For $A \subseteq \mathbb{R}$, we denote $-A$ to be the set obtained by taking the opposite of everything in $A$. That is, $- A : = \{-x: x \in A\}.$ Suppose that $A \neq \emptyset $ and that $A$ is bounded below. Prove that (1) $-A \neq \emptyset$ , (2) $-A$ is bounded above, and (3) $\sup(- A) = - \inf(A)$.

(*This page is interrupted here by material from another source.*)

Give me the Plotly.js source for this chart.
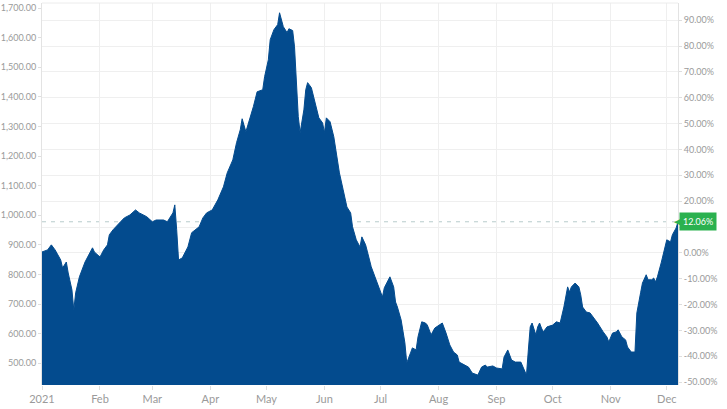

Here are my attempts: (1): Let $x\in A$ Then by the definition of -A we have $-x \in -A$. Therefore $-A \neq \emptyset$
(2): There exists an $a \in \mathbb{R}$ such that $a \leq x $ $\forall x \in A$. Then by the definition of -A we have $-x \leq -a$. Thus -A is bounded below by -x.
(3): Let $y=\sup(-A)$. Then Then $b \leq y $ $\forall b \in -A$. Then by the definition of -A it follows that $-y \leq a$ $\forall a \in A$, So $-y$ is a lower bound of A. Suppose there exists some $x \in A$ such that $x <-y+\varepsilon$ for all $\varepsilon>0$. Choose $\varepsilon=y+x$. Then we have the contradiction $x<x$. Finally $-y=\inf(A)$, so $\sup(-A)=-\inf(A)$.
I'm really not sure if that proof is correct. Can you spot a mistake?